Many employers allowed staff to work remotely during the pandemic. Employees liked the change, and now that the pandemic has lessened, workers are resistant to being tied to the office again. Employers, who enjoyed some benefits of a remote workforce, are now calling remote workers back to the office.
Preliminary studies indicate that work productivity remains high in a post-pandemic world, yet companies such as Dell, Amazon, Microsoft, Google, and more are limiting remote work and calling personnel back to the office.
Part of this movement might be beliefs that teams work better with personal contact, socialization with others, and more manager oversight, but economic factors might be at play as companies recall remote workers back to the office.
Why Are Companies Calling Remote Workers Back To the Office?
Creative Soft Layoffs
At Dell, for example, after CEO Michael Dell and COO Jeff Clarke sang the praises of remote work and company flexibility, the company announced that anyone with a one-way commute of less than an hour must come into the office three days a week. This infuriated workers and spread fears that the move was a “soft layoff” measure that would encourage many to resign.

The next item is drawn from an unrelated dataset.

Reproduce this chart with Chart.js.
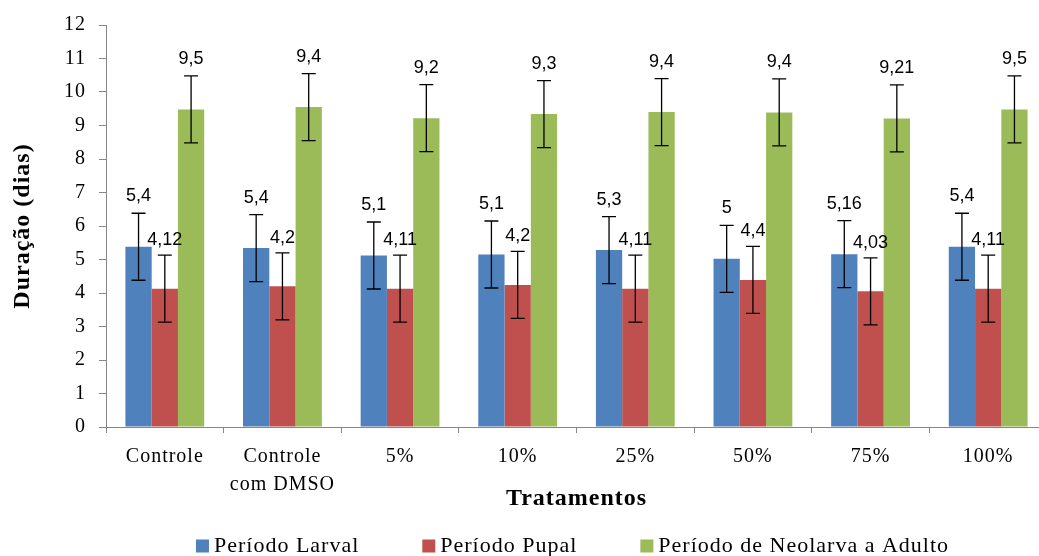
<!DOCTYPE html>
<html>
<head>
<meta charset="utf-8">
<script src="https://cdn.jsdelivr.net/npm/chart.js@4.4.1/dist/chart.umd.min.js"></script>
<style>
  html, body { margin: 0; padding: 0; background: #fff; overflow: hidden; }
  #wrap { width: 1050px; height: 556px; }
</style>
</head>
<body>
<div id="wrap"><canvas id="grafico" width="1050" height="556"></canvas></div>
<script>
// dados
var tratamentos = ["Controle", ["Controle", "com DMSO"], "5%", "10%", "25%", "50%", "75%", "100%"];
var larval = [5.38, 5.34, 5.12, 5.15, 5.28, 5.02, 5.16, 5.38];
var pupal = [4.13, 4.20, 4.13, 4.24, 4.13, 4.39, 4.05, 4.13];
var neolarva = [9.48, 9.55, 9.22, 9.34, 9.40, 9.39, 9.21, 9.48];
var erroLarval = [1, 1, 1, 1, 1, 1, 1, 1];
var erroPupal = [1, 1, 1, 1, 1, 1, 1, 1];
var erroNeolarva = [1, 1, 1, 1, 1, 1, 1, 1];
var rotLarval = ["5,4", "5,4", "5,1", "5,1", "5,3", "5", "5,16", "5,4"];
var rotPupal = ["4,12", "4,2", "4,11", "4,2", "4,11", "4,4", "4,03", "4,11"];
var rotNeolarva = ["9,5", "9,4", "9,2", "9,3", "9,4", "9,4", "9,21", "9,5"];

var serif = "'Liberation Serif', 'Times New Roman', serif";

// espaçamento entre letras para parecer com o texto do Excel
var espaco = {
	id: "espaco",
	beforeLayout: function(chart){ chart.ctx.letterSpacing = "1px"; },
	beforeDraw: function(chart){ chart.ctx.letterSpacing = "1px"; }
};

// barras de erro + rótulos de valor
var barrasErro = {
	id: "barrasErro",
	afterDatasetsDraw: function(chart){
		var ctx = chart.ctx;
		var y = chart.scales.y;
		ctx.save();
		ctx.letterSpacing = "0px";
		chart.data.datasets.forEach(function(ds, i){
			var meta = chart.getDatasetMeta(i);
			meta.data.forEach(function(bar, j){
				var v = ds.data[j], e = ds.erro[j];
				var yt = y.getPixelForValue(v + e);
				var yb = y.getPixelForValue(v - e);
				ctx.strokeStyle = "#000";
				ctx.lineWidth = 1.3;
				ctx.beginPath();
				ctx.moveTo(bar.x, yt); ctx.lineTo(bar.x, yb);
				ctx.moveTo(bar.x - 7, yt); ctx.lineTo(bar.x + 7, yt);
				ctx.moveTo(bar.x - 7, yb); ctx.lineTo(bar.x + 7, yb);
				ctx.stroke();
				ctx.fillStyle = "#000";
				ctx.font = "18px 'Liberation Sans', Arial, sans-serif";
				ctx.textAlign = "center";
				ctx.textBaseline = "middle";
				ctx.fillText(ds.rotulos[j], bar.x, yt - (i == 1 ? 15 : 17));
			});
		});
		ctx.restore();
	}
};

// legenda desenhada à mão
var legenda = {
	id: "legenda",
	afterDraw: function(chart){
		var ctx = chart.ctx;
		var area = chart.chartArea;
		ctx.save();
		ctx.letterSpacing = "1px";
		ctx.font = "22px " + serif;
		ctx.textBaseline = "middle";
		ctx.textAlign = "left";
		var gap = 63, box = 13, txt = 18;
		var larg = [];
		var total = 0;
		chart.data.datasets.forEach(function(ds, i){
			var w = txt + ctx.measureText(ds.label).width;
			larg.push(w);
			total += w + (i > 0 ? gap : 0);
		});
		var x = (area.left + area.right) / 2 - 4 - total / 2;
		var yc = 546;
		chart.data.datasets.forEach(function(ds, i){
			ctx.fillStyle = ds.backgroundColor;
			ctx.fillRect(x, yc - box / 2, box, box);
			ctx.fillStyle = "#000";
			ctx.fillText(ds.label, x + txt, yc);
			x += larg[i] + gap;
		});
		ctx.restore();
	}
};

var ctx = document.getElementById("grafico");

var data = {
	labels : tratamentos,
	datasets : [
		{
			label : "Período Larval",
			data : larval,
			erro : erroLarval,
			rotulos : rotLarval,
			backgroundColor : "#4F81BD"
		},{
			label : "Período Pupal",
			data : pupal,
			erro : erroPupal,
			rotulos : rotPupal,
			backgroundColor : "#C0504D"
		},{
			label : "Período de Neolarva a Adulto",
			data : neolarva,
			erro : erroNeolarva,
			rotulos : rotNeolarva,
			backgroundColor : "#9BBB59"
		}
	]
};

var options = {
	responsive : false,
	animation : false,
	events : [],
	layout : { padding : { top : 22, right : 3, left : 0, bottom : 43 } },
	datasets : { bar : { categoryPercentage : 0.67, barPercentage : 1.0 } },
	plugins : {
		legend : { display : false },
		tooltip : { enabled : false }
	},
	scales : {
		x : {
			grid : { drawOnChartArea : false, offset : true, tickLength : 6, color : "#868686" },
			border : { color : "#868686" },
			ticks : {
				color : "#000",
				maxRotation : 0,
				autoSkip : false,
				padding : 10,
				font : { family : serif, size : 20, lineHeight : 1.4 }
			},
			title : {
				display : true,
				text : "Tratamentos",
				color : "#000",
				padding : 0,
				font : { family : serif, size : 24, weight : "bold", lineHeight : 1.2 }
			},
			afterFit : function(scale){ scale.height = 86; }
		},
		y : {
			min : 0,
			max : 12,
			grid : { drawOnChartArea : false, tickLength : 7, color : "#868686" },
			border : { color : "#868686" },
			ticks : {
				stepSize : 1,
				color : "#000",
				padding : 13,
				font : { family : serif, size : 20 }
			},
			title : {
				display : true,
				text : "Duração (dias)",
				color : "#000",
				padding : { top : 8, bottom : 0 },
				font : { family : serif, size : 24, weight : "bold", lineHeight : 1.2 }
			},
			afterFit : function(scale){ scale.width = 106; }
		}
	}
};

var chart = new Chart(ctx, {
	type : "bar",
	data : data,
	options : options,
	plugins : [espaco, barrasErro, legenda]
});
</script>
</body>
</html>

The resignations would further reduce the Dell workforce, which was already cut by formal layoffs earlier this year. As the employees who quit would not receive “redundancy pay” – severance, unemployment, settlement that a company must pay workers who they lay off – Dell would cut its workforce down to size more economically.

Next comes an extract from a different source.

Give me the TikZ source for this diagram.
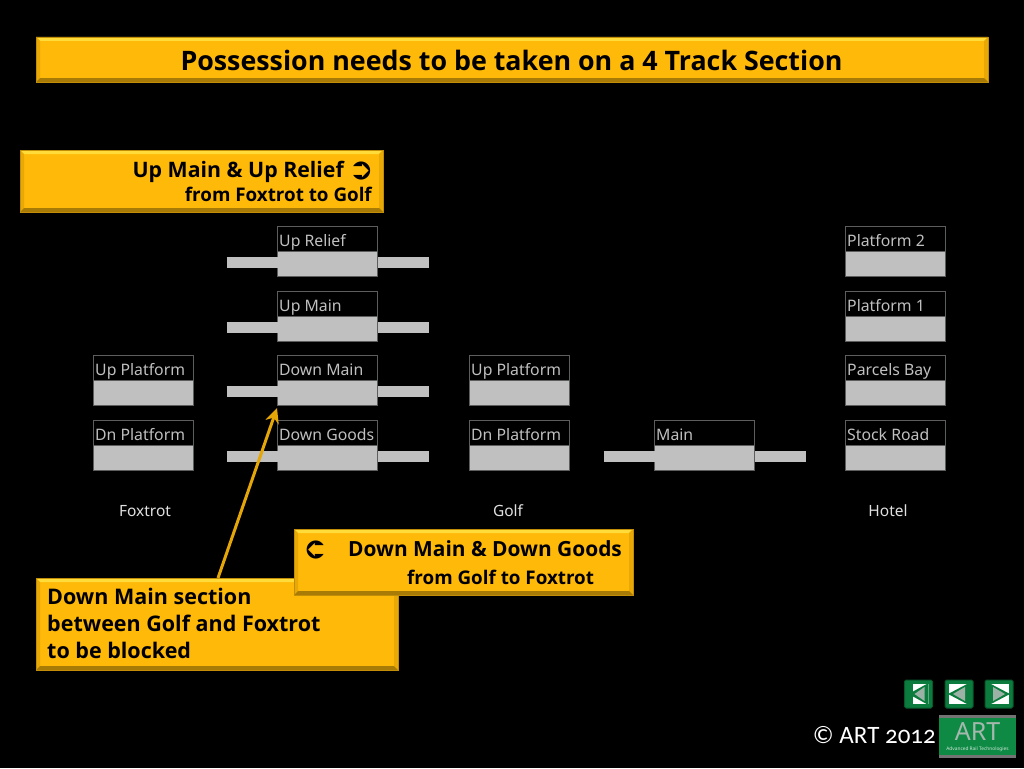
\documentclass[tikz,border=0pt]{standalone}
\usepackage{fontspec}
\setmainfont{Open Sans}
\newfontfamily\trackfont{Noto Sans}
\newfontfamily\footfont[Numbers=OldStyle]{Carlito}
\newfontfamily\symfont{DejaVu Sans}
\usetikzlibrary{positioning,arrows.meta,calc}
\definecolor{panelfill}{HTML}{FFB908}
\definecolor{paneltop}{HTML}{FFDC3A}
\definecolor{panelside}{HTML}{E8A806}
\definecolor{panellow}{HTML}{A87A06}
\definecolor{trackgrey}{HTML}{C0C0C0}
\definecolor{trackedge}{HTML}{5C5E5E}
\definecolor{navgreen}{HTML}{0C7C3E}
\definecolor{logogreen}{HTML}{0F8A45}
\newcommand{\fsize}[1]{\fontsize{#1}{#1}\selectfont}

\begin{document}
\begin{tikzpicture}[x=1pt,y=-1pt]
  \tikzset{panel/.style = {shape=rectangle,anchor=north west,fill=panelfill,draw=panellow!70!panelfill,line width=0.8pt,inner sep=0pt,outer sep=0pt,
    path picture={
      \fill[paneltop] (path picture bounding box.north west) -- (path picture bounding box.north east)
        -- ++(-4pt,-4pt) -- ($(path picture bounding box.north west)+(4pt,-4pt)$) -- cycle;
      \fill[panelside] (path picture bounding box.north west) -- (path picture bounding box.south west)
        -- ++(4pt,4pt) -- ($(path picture bounding box.north west)+(4pt,-4pt)$) -- cycle;
      \fill[panelside] (path picture bounding box.north east) -- (path picture bounding box.south east)
        -- ++(-4pt,4pt) -- ($(path picture bounding box.north east)+(-4pt,-4pt)$) -- cycle;
      \fill[panellow] (path picture bounding box.south west) -- (path picture bounding box.south east)
        -- ++(-4pt,4pt) -- ($(path picture bounding box.south west)+(4pt,4pt)$) -- cycle;
    }}}
  \tikzset{paneltext/.style = {text=black,font=\bfseries\fsize{20},inner sep=0pt,anchor=base west}}
  \tikzset{tracktitle/.style = {shape=rectangle,anchor=north west,draw=trackedge,line width=1pt,fill=black,
    minimum width=100pt,minimum height=25pt,inner sep=0pt,outer sep=0pt}}
  \tikzset{trackbody/.style = {shape=rectangle,anchor=north,draw=trackedge,line width=1pt,fill=trackgrey,
    minimum width=100pt,minimum height=25pt,inner sep=0pt,outer sep=0pt}}
  \tikzset{tracktext/.style = {text=trackgrey,font=\trackfont\fsize{15.8},inner sep=0pt,anchor=base west}}
  \tikzset{stub/.style = {draw=trackgrey,line width=11pt}}
  \tikzset{placetext/.style = {text=white!88!black,font=\trackfont\fsize{15.5},inner sep=0pt,anchor=base}}
  \tikzset{navbox/.style = {shape=rectangle,draw=navgreen!70!black,fill=navgreen,rounded corners=1.5pt,line width=1pt,
    minimum size=28pt,inner sep=0pt,outer sep=0pt}}
  \fill[black] (0,0) rectangle (1024,768);
  \useasboundingbox (0,0) rectangle (1024,768);

  % heading
  \node[panel,minimum width=952pt,minimum height=45pt] (heading) at (36,37) {};
  \node[text=black,font=\bfseries\fsize{26.8},inner sep=0pt] (headingtext) at (511.5,60) {Possession needs to be taken on a 4 Track Section};

  % up direction
  \node[panel,minimum width=363pt,minimum height=62pt] (uppanel) at (20,150) {};
  \node[paneltext,font=\bfseries\fsize{21.3},anchor=base east] (uptext) at (344,177) {Up Main \& Up Relief};
  \node[paneltext,font=\symfont\bfseries\fsize{30},anchor=base east] (upsym) at (374,179) {➲};
  \node[paneltext,font=\bfseries\fsize{18.8},anchor=base east] (upsub) at (372,201) {from Foxtrot to Golf};

  % tracks
  \foreach \name/\x/\y/\txt in {a/93/355/Up Platform,b/93/420/Dn Platform,
      c/277/226/Up Relief,d/277/291/Up Main,e/277/355/Down Main,f/277/420/Down Goods,
      g/469/355/Up Platform,h/469/420/Dn Platform,i/654/420/Main,
      j/845/226/Platform 2,k/845/291/Platform 1,l/845/355/Parcels Bay,m/845/420/Stock Road}{
    \node[tracktitle] (\name top) at (\x.5,\y.5) {};
    \node[trackbody,below=0pt of \name top] (\name) {};
    \node[tracktext] (\name text) at (\x+2,\y+20) {\txt};
  }

  % stubs either side of the sections
  \foreach \name/\len in {c/51,d/51,e/51,f/51,i/51}{
    \coordinate (\name west) at ($(\name.west)+(-\len pt,1.5pt)$);
    \coordinate (\name east) at ($(\name.east)+(\len pt,1.5pt)$);
    \draw[stub] (\name west) -- (\name west -| \name.west);
    \draw[stub] (\name east) -- (\name east -| \name.east);
  }

  % places
  \node[placetext] (foxtrot) at (145,516) {Foxtrot};
  \node[placetext] (golf) at (508,516) {Golf};
  \node[placetext] (hotel) at (888,516) {Hotel};

  % note and down direction
  \node[panel,minimum width=362pt,minimum height=92pt] (note) at (36,578) {};
  \node[paneltext,font=\bfseries\fsize{21.5}] (notea) at (47,604) {Down Main section};
  \node[paneltext,font=\bfseries\fsize{21.5}] (noteb) at (47,631) {between Golf and Foxtrot};
  \node[paneltext,font=\bfseries\fsize{21.5}] (notec) at (47,658) {to be blocked};

  \coordinate (arrowtail) at (218,578);
  \coordinate (arrowhead) at (277,408);
  \draw[-{Stealth[length=15pt,width=14pt]},line width=3pt,draw=panelfill!90!black] (arrowtail) -- (arrowhead);

  \node[panel,minimum width=339pt,minimum height=66pt] (downpanel) at (294,529) {};
  \node[paneltext,font=\symfont\bfseries\fsize{30}] (downsym) at (303,558) {\reflectbox{➲}};
  \node[paneltext,font=\bfseries\fsize{20.9}] (downtext) at (348,556) {Down Main \& Down Goods};
  \node[paneltext,font=\bfseries\fsize{18.8}] (downsub) at (407,584) {from Golf to Foxtrot};

  % footer buttons
  \foreach \name/\cx in {first/918.5,back/959,next/999}{
    \node[navbox] (\name) at (\cx,694) {};
  }
  \fill[white] (first.center) +(-10,-10) rectangle +(10,10);
  \fill[white] (back.center) +(-10,-10) rectangle +(10,10);
  \fill[white] (next.center) +(-10,-10) rectangle +(10,10);
  \fill[navgreen] (first.center) +(-10,0) -- +(10,-11) -- +(10,11) -- cycle;
  \fill[navgreen] (back.center) +(-11,0) -- +(10,-11) -- +(10,11) -- cycle;
  \fill[navgreen] (next.center) +(11,0) -- +(-10,-11) -- +(-10,11) -- cycle;
  \fill[navgreen] (first.center) +(-10,-10) rectangle +(-6,10);
  \fill[trackgrey!80!navgreen] (first.center) +(-4,0) -- +(6,-7) -- +(6,7) -- cycle;
  \fill[trackgrey!80!navgreen] (back.center) +(-6,0) -- +(6,-7) -- +(6,7) -- cycle;
  \fill[trackgrey!80!navgreen] (next.center) +(6,0) -- +(-6,-7) -- +(-6,7) -- cycle;

  \node[text=white,font=\footfont\fsize{25},inner sep=0pt,anchor=base east] (copyright) at (936,743) {© ART 2012};

  \node[shape=rectangle,anchor=north west,fill=logogreen,minimum width=77pt,minimum height=43pt,inner sep=0pt,outer sep=0pt] (logo) at (939,715) {};
  \fill[trackgrey!60!black] (logo.north west) rectangle ($(logo.north east)+(0,3)$);
  \fill[trackgrey!60!black] (logo.south west) rectangle ($(logo.south east)+(0,-3)$);
  \node[text=trackgrey!85!logogreen,font=\trackfont\fsize{25},inner sep=0pt,anchor=base] (logotext) at (977.5,740) {ART};
  \node[text=white!80!logogreen,font=\trackfont\fsize{4.8},inner sep=0pt,anchor=base] (logosub) at (977.5,750) {Advanced Rail Technologies};
\end{tikzpicture}
\end{document}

Corporate Commitment To Real Estate
During the pandemic, many companies found that they could reduce their costs for office space through remote work. For companies with leases, the savings on rent might be in the future, but utilities and supply costs immediately decreased. Many businesses have downsized and leased smaller spaces when their leases were up.
However, as the pandemic lessened, some companies felt they were paying for the space, so why not fill it with workers?
Commercial Real Estate Market Under Threat
When many companies did not renew their leases or downgraded them, vacancy rates skyrocketed. This impacted the commercial estate market with high vacancy rates and promised long-term consequences: rising interest rates, lessening demand, oversupply, and unwillingness to upgrade and renovate.
Ultimately, if commercial real estate owners cannot pay their bills and default on their own loans, banks may be less willing to loan money to developers.
Lenders, investors, and developers have a vested interest in employees returning to the office.

Financial Ecosystem Disrupted
Area businesses depend on patronage from onsite workers. When people work from home, they may save on expenses, but the behavior change also disrupts the ecosystem near their workplace, which includes restaurants, bars, clubs, gyms, nail salons, haircutting establishments, retail-shopping stores, and an array of other businesses. Both national chains and mom-and-op concerns wither and potentially close.
When revenues to local businesses that provide services to workers shrink, cities collect less tax revenue. The reduced funds put a hard-to-replace dent in municipal budgets. Remote workers may still patronize some of the same types of businesses but not the same shops near the office; those businesses pay taxes but to different cities.
Threats To Cities As Tourist Destinations
When businesses close or reduce their hours, and cities can’t afford some services, the result can be reduced tourism. Visitors like to come to areas where restaurants are open late, they can get a hair or nail appointment on the fly, and the streets are safe. When restaurants and other businesses close or reduce hours due to falling worker demand, the city may become less attractive to visitors too.
Many researchers note that vacant office space is not the death knell for cities or economies. Studies at HJCH, the Harvard Joint Center for Housing, suggest that empty city real estate could be transformed into housing occupied by people who work at home and need services. Renovation of older commercial buildings to housing is not a simple solution.
Will Remote Work Survive?
Remote work and telecommuting have been growing since 1970; the pandemic made it an option for many workers. Now, millennials, the largest component of the workforce, and other demographics have come to view it as a preference.




According to statistics compiled by Owl Labs from a study of 2,300 workers:
- Between 2021 and 2022, 24% more people choose remote work, while 16% more chose hybrid work. Interest in working in an office dropped 24%.
- 66% of workers would look for a new job if they couple no longer work remotely, while 38% would quit.
- 52% of workers would take 5% less if they could work remotely, and 23% would accept a 10% pay cut.
The sample for that study was small, but researchers see the results as a signal of the increasingly important role remote work will play in the employment landscape.
As businesses and cities grapple with the changes forced by remote work, many businesses see the upsides of remote or hybrid work as they feel pressure to limit or control it. Deciding how to integrate work preferences with business and societal needs is a process that will develop and unfold in the coming years.